I'm Not There
Watching Todd Haynes’ I’m Not There, you are led to believe Bob Dylan comprises six different characters. In all actuality, the film brilliantly captures multiple stages of Dylan’s life and career with six distinct composites of the man. When you have A-list actors and a vision that extends beyond conventional wisdom, the possibilities seem endless. A new double DVD featuring the film and a batch of extras explores that and much more.
I’m Not There is not so much a biopic as it is a glimpse into Dylan’s fragmented psyche and natural proclivity for stirring up controversy. As “Woody,” Marcus Carl Franklin is a young guitar-toting transient wisecracking his way across America. His jam session of “Tombstone Blues” with Richie Havens is a spirited romp for the books.
Dashing and disheveled, Ben Whishaw appears as “Arthur” briefly between the longer scenes, plying nonsensical verse like French symbolist poet Arthur Rimbaud. Christian Bale embraces two Dylans as early 60s, truth-seeking folkie “Jack Rollins” and late 70s, truth-seeking preacher “Pastor John.” Julianne Moore as “Alice Fabian,” the Joan Baez to Bale’s Dylan, convincingly tells the tale of Jack Rollins, proclaimed by the New York Times as the “Troubadour of Conscience.”
Meanwhile, Richard Gere quietly assumes Dylan’s Old West alter ego, John Wesley Harding meets Billy the Kid, usually in seclusion, but in search of his dog. He eventually stumbles into a morose scene populated by wayward children, circus folk and towns people breezily swaying to the strained tones of “Goin’ To Acapulco.”

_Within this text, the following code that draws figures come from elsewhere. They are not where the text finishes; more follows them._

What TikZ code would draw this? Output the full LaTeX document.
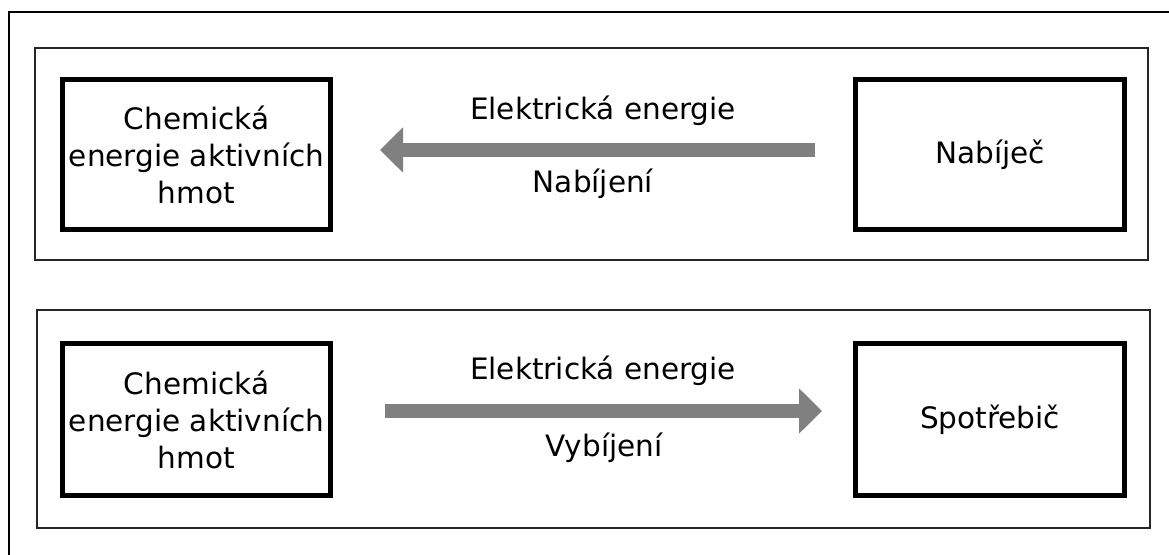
\documentclass[tikz,border=0pt]{standalone}
\usepackage{fontspec}
\setmainfont{DejaVu Sans}
\usetikzlibrary{arrows.meta}
\begin{document}
\begin{tikzpicture}[x=0.5pt,y=-0.5pt,
  every node/.style={inner sep=0pt},
  txt/.style={font=\fontsize{14.75}{18.5}\selectfont},
  block/.style={draw=black, line width=2.5pt, fill=white,
    minimum width=134pt, minimum height=75pt, align=center, txt},
  panel/.style={draw=black!85, line width=0.9pt},
  frame/.style={draw=black, line width=1pt},
  flow/.style={draw=black!50, line width=7pt,
    -{Triangle[length=11.5pt,width=22pt]}},
  lbl/.style={txt, anchor=base}]
\useasboundingbox (0,0) rectangle (1169,555);
\fill[white] (0,0) rectangle (1169,555);

% outer frame (runs off the page to the right and bottom)
\draw[frame] (9,555) -- (9,12) -- (1169,12);

% the two panels
\draw[panel] (35,48) rectangle (1148,260);
\draw[panel] (37,310) rectangle (1150,528);

% charging
\node[block] (chemA) at (196.5,154.5) {Chemická\\energie aktivních\\hmot};
\node[block, minimum width=134.5pt] (charger) at (990,154.5) {Nabíječ};
\draw[flow, shorten <=19pt, shorten >=23.5pt]
  ([yshift=2.25pt]charger.west) -- ([yshift=2.25pt]chemA.east);
\node[lbl] (elA) at (603,120) {Elektrická energie};
\node[lbl] (nab) at (593,193) {Nabíjení};

% discharging
\node[block, minimum height=76pt] (chemB) at (196.5,419.5) {Chemická\\energie aktivních\\hmot};
\node[block, minimum width=134.5pt, minimum height=76pt] (load) at (990,419.5) {Spotřebič};
\draw[flow, shorten <=26pt, shorten >=15.5pt]
  ([yshift=4.25pt]chemB.east) -- ([yshift=4.25pt]load.west);
\node[lbl] (elB) at (603,380) {Elektrická energie};
\node[lbl] (vyb) at (604,457) {Vybíjení};
\end{tikzpicture}
\end{document}
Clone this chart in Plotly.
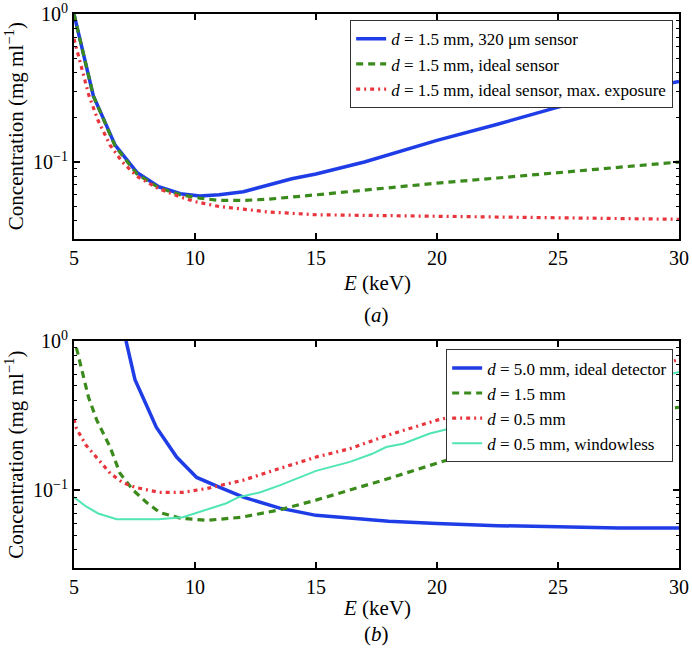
import plotly.graph_objects as go
from plotly.subplots import make_subplots

# ---------- data (a) ----------
a_blue_x = [5, 5.8, 6.7, 7.6, 8.5, 9.4, 10.2, 11, 12, 13, 14, 15, 17, 20, 22.5, 25, 27.5, 30]
a_blue_y = [1.0, 0.28, 0.13, 0.085, 0.068, 0.061, 0.059, 0.06, 0.063, 0.07, 0.077, 0.083, 0.1, 0.14, 0.18, 0.235, 0.29, 0.35]

a_green_x = [5, 5.8, 6.7, 7.6, 8.5, 9.4, 10.2, 11, 12, 13, 15, 17.5, 20, 22.5, 25, 27.5, 30]
a_green_y = [1.0, 0.28, 0.128, 0.083, 0.067, 0.06, 0.057, 0.055, 0.055, 0.056, 0.06, 0.066, 0.072, 0.078, 0.085, 0.092, 0.1]

a_red_x = [5, 5.17, 5.4, 5.62, 6.0, 6.49, 7.0, 7.6, 8.5, 9.4, 10, 11, 12, 13, 15, 17.5, 20, 25, 30]
a_red_y = [0.68, 0.53, 0.38, 0.28, 0.19, 0.13, 0.1, 0.08, 0.066, 0.058, 0.054, 0.050, 0.048, 0.046, 0.044, 0.0435, 0.043, 0.042, 0.041]

# ---------- data (b) ----------
b_blue_x = [7.15, 7.52, 8.0, 8.4, 9.24, 10.07, 11, 12, 13.5, 15, 16.5, 18, 20, 22.5, 25, 27.5, 30]
b_blue_y = [1.0, 0.55, 0.37, 0.265, 0.167, 0.122, 0.105, 0.09, 0.076, 0.068, 0.065, 0.062, 0.06, 0.058, 0.057, 0.056, 0.056]

b_green_x = [5.1, 5.6, 5.94, 6.49, 6.9, 7.45, 8.0, 8.55, 9.4, 10.5, 11.9, 13.5, 15, 16.4, 18, 20, 22.5, 25, 27.5, 30]
b_green_y = [0.9, 0.42, 0.295, 0.195, 0.13, 0.1, 0.083, 0.071, 0.065, 0.063, 0.066, 0.074, 0.086, 0.1, 0.12, 0.152, 0.2, 0.265, 0.31, 0.36]

b_red_x = [5, 5.1, 5.5, 6, 6.5, 7, 7.5, 8.5, 9.5, 10.5, 12, 13.5, 15, 16.4, 18, 20, 22.5, 25, 27.5, 30]
b_red_y = [0.3, 0.26, 0.2, 0.16, 0.13, 0.113, 0.105, 0.097, 0.097, 0.103, 0.117, 0.14, 0.167, 0.19, 0.235, 0.295, 0.37, 0.46, 0.58, 0.75]

b_cyan_x = [5, 5.5, 6, 6.76, 7.5, 8.5, 9.5, 10.5, 11.3, 11.8, 12.7, 13.5, 15, 16.4, 17.3, 17.9, 18.6, 19.7, 22.5, 25, 27.5, 30]
b_cyan_y = [0.09, 0.078, 0.07, 0.064, 0.064, 0.064, 0.066, 0.074, 0.082, 0.09, 0.097, 0.108, 0.135, 0.155, 0.175, 0.195, 0.205, 0.24, 0.31, 0.39, 0.49, 0.62]

x_ticks = [5, 10, 15, 20, 25, 30]
y_major = [0.1, 1]
y_major_text = ["10<sup>\u22121</sup>", "10<sup>0</sup>"]
y_minor = [0.03, 0.04, 0.05, 0.06, 0.07, 0.08, 0.09, 0.2, 0.3, 0.4, 0.5, 0.6, 0.7, 0.8, 0.9]

BLUE = "#1f3de6"
GREEN = "#3a8a1c"
RED = "#e8343c"
CYAN = "#50e6b4"
FONT = "Liberation Serif, Times New Roman, DejaVu Serif, serif"

fig = make_subplots(rows=2, cols=1, vertical_spacing=0.184)

def add(x, y, name, color, width, dash, row, legend):
    fig.add_trace(go.Scatter(x=x, y=y, mode="lines", name=name,
                             line=dict(color=color, width=width, dash=dash),
                             legend=legend, showlegend=True), row=row, col=1)

add(a_blue_x, a_blue_y, "<i>d</i> = 1.5 mm, 320 \u03bcm sensor", BLUE, 3.5, "solid", 1, "legend")
add(a_green_x, a_green_y, "<i>d</i> = 1.5 mm, ideal sensor", GREEN, 3.2, "7px,5px", 1, "legend")
add(a_red_x, a_red_y, "<i>d</i> = 1.5 mm, ideal sensor, max. exposure", RED, 3.2, "4px,4px,2px,4px", 1, "legend")

add(b_blue_x, b_blue_y, "<i>d</i> = 5.0 mm, ideal detector", BLUE, 3.5, "solid", 2, "legend2")
add(b_green_x, b_green_y, "<i>d</i> = 1.5 mm", GREEN, 3.2, "7px,5px", 2, "legend2")
add(b_red_x, b_red_y, "<i>d</i> = 0.5 mm", RED, 3.2, "4px,4px,2px,4px", 2, "legend2")
add(b_cyan_x, b_cyan_y, "<i>d</i> = 0.5 mm, windowless", CYAN, 2, "solid", 2, "legend2")

for r in (1, 2):
    fig.update_xaxes(row=r, col=1, range=[5, 30], tickvals=x_ticks, automargin=False,
                     ticks="inside", ticklen=6, tickwidth=1.5, tickcolor="black",
                     showline=True, linecolor="black", linewidth=2, mirror="ticks",
                     showgrid=False, zeroline=False,
                     tickfont=dict(family=FONT, size=20, color="black"))
    fig.update_yaxes(row=r, col=1, type="log", range=[-1.52, 0.0008], automargin=False,
                     tickvals=y_major, ticktext=y_major_text,
                     ticks="inside", ticklen=6, tickwidth=1.5, tickcolor="black",
                     minor=dict(tickvals=y_minor, ticks="inside", ticklen=3, tickwidth=1, tickcolor="black", showgrid=False),
                     showline=True, linecolor="black", linewidth=2, mirror="ticks",
                     showgrid=False, zeroline=False,
                     tickfont=dict(family=FONT, size=20, color="black"))

fig.update_yaxes(row=1, col=1, domain=[0.594, 1.0])
fig.update_yaxes(row=2, col=1, domain=[0.0, 0.41])

annots = [
    dict(text="<i>E</i> (keV)", x=0.5, y=0.514),
    dict(text="(<i>a</i>)", x=0.5, y=0.457),
    dict(text="<i>E</i> (keV)", x=0.5, y=-0.072),
    dict(text="(<i>b</i>)", x=0.5, y=-0.119),
]
for a in annots:
    fig.add_annotation(xref="paper", yref="paper", showarrow=False,
                       xanchor="center", yanchor="middle",
                       font=dict(family=FONT, size=21, color="black"), **a)
for yc in (0.797, 0.204):
    fig.add_annotation(xref="paper", yref="paper", showarrow=False,
                       x=-0.098, y=yc, xanchor="center", yanchor="middle", textangle=-90,
                       text="Concentration (mg ml<sup>\u22121</sup>)",
                       font=dict(family=FONT, size=21, color="black"))

legend_style = dict(bgcolor="white", bordercolor="#333333", borderwidth=1.2,
                    font=dict(family=FONT, size=17, color="black"),
                    xanchor="right", yanchor="top", tracegroupgap=0, itemwidth=30)
fig.update_layout(
    width=692, height=652,
    margin=dict(l=74, r=13, t=14, b=84, autoexpand=False),
    paper_bgcolor="white", plot_bgcolor="white",
    font=dict(family=FONT, color="black"),
    legend=dict(x=0.99, y=0.989, **legend_style),
    legend2=dict(x=0.99, y=0.395, **legend_style),
)

fig.write_html("out.html", config={"displayModeBar": False},
               post_script="document.body.style.margin='0';")
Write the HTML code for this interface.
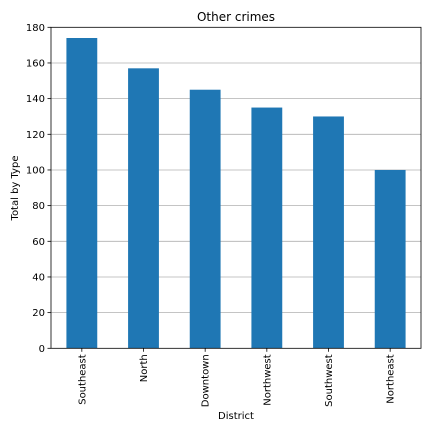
<!DOCTYPE html>
<html><head><meta charset="utf-8"><style>
body{margin:0;background:#fff;}
svg{display:block;font-family:"DejaVu Sans","Liberation Sans",sans-serif;}
</style></head><body>
<svg id="chart" width="432" height="432">
<text x="236" y="21" font-size="12" text-anchor="middle">Other crimes</text>
<g id="grid"></g><g id="bars"></g><g id="axes"></g>
<text x="236" y="419" font-size="10" text-anchor="middle">District</text>
<text transform="translate(18,188) rotate(-90)" font-size="10" text-anchor="middle">Total by Type</text>
</svg>
<script>
const categories=["Southeast","North","Downtown","Northwest","Southwest","Northeast"];
const values=[174,157,145,135,130,100];
const yTicks=[0,20,40,60,80,100,120,140,160,180];
const NS="http://www.w3.org/2000/svg";
const L=51,R=421,T=27.3,B=348.3,YMAX=180;
const y=v=>B-(v/YMAX)*(B-T);
const step=(R-L)/categories.length;
const x=i=>L+step*(i+0.5);
function mk(t,a,p){const e=document.createElementNS(NS,t);for(const k in a)e.setAttribute(k,a[k]);p.appendChild(e);return e;}
const grid=document.getElementById('grid'),bars=document.getElementById('bars'),axes=document.getElementById('axes');
yTicks.forEach(v=>{
 if(v>0&&v<YMAX){const g=mk('line',{x1:L,x2:R,y1:y(v),y2:y(v),stroke:'#b0b0b0','stroke-width':0.8},grid);
 
 }
 const tk=mk('line',{x1:L-3.5,x2:L,y1:y(v),y2:y(v),stroke:'#000','stroke-width':0.8},axes);
 
 
 const t=mk('text',{x:L-6,y:y(v)+3.5,'font-size':10,'text-anchor':'end'},axes);t.textContent=v;
 
 
});
categories.forEach((c,i)=>{
 const w=step*0.5;
 const r=mk('rect',{x:x(i)-w/2,y:y(values[i]),width:w,height:B-y(values[i]),fill:'#1f77b4'},bars);
 
 
 const tk=mk('line',{x1:x(i),x2:x(i),y1:B,y2:B+3.5,stroke:'#000','stroke-width':0.8},axes);
 
 
 const t=mk('text',{transform:`translate(${x(i)+3.5},${B+6}) rotate(-90)`,'font-size':10,'text-anchor':'end'},axes);t.textContent=c;
 
 
});
const f=mk('rect',{x:L,y:T,width:R-L,height:B-T,fill:'none',stroke:'#000','stroke-width':0.8},axes);


</script>
</body></html>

Cate Blanchett’s Oscar-nominated and Golden Globe-winning performance is a page right out of Don’t Look Back, D.A. Pennebaker’s 1965 road film of Dylan’s 1965 British tour. The willowy actress does a phenomenal job jabbing with journalists, hitting on willowy birds like her (although she’s playing a him), frolicking with Allen Ginsburg and the Beatles, and telling off an English heckler who calls her “Jude Quinn” a “Judas.” The Felliniesque quality lends an authentically surreal air to Blanchett’s priceless Dylanesque mannerisms. The bard must have loved it in the screening room.
Heath Ledger, who passed away a couple of months after the film’s theatrical run, plays “Robbie,” an uptown actor portraying Jack Rollins (or a facsimile thereof) in a biopic (the old film within a film). Adding to his plight is his alluring French wife (the enchanting Charlotte Gainsbourg), echoing Dylan’s own 12-year marriage to Sarah Lownds.
Eclectic Dylan covers mixed in with some of his own interpretations jell seamlessly throughout the film shot in various colors and stocks. The double-CD soundtrack adds another layer to I’m Not There by featuring wild and wonderful renditions of classic Dylan songs slotted alongside not-so-well-known Dylan songs by Eddie Vedder, Los Lobos, John Doe, Willie Nelson, the Black Keys and many others.
Drawing on Pennebaker’s frantic portraits of 60s Dylan, Martin Scorsese’s No Direction Home, a more recent Dylan documentary, and the singer-songwriter’s own 300-page tome, Chronicles – Volume 1 — Haynes skillfully balances fact and fiction, defying easy categorization, ultimately offering an original take on real and not-so-real anecdotes that loosely tell the blurry story of Bob Dylan.
After you watch the film, you’ll want to dig deeper into the second DVD filled with deleted scenes, outtakes, auditions, interviews, commentaries, featurettes, filmographies, discographies, trailers, making-ofs, multiple video parodies of “Subterranean Homesick Blues,” and a beautiful film tribute to Heath Ledger. During the red carpet premiere for the film (also included on the second DVD), Ledger says I’m Not There isn’t your typical biopic. Instead, he explains, you leave the movie knowing very little about Bob Dylan. More than likely, that’s exactly the way the self-proclaimed farmer likes it. And who ever heard of a fatalistic farmer?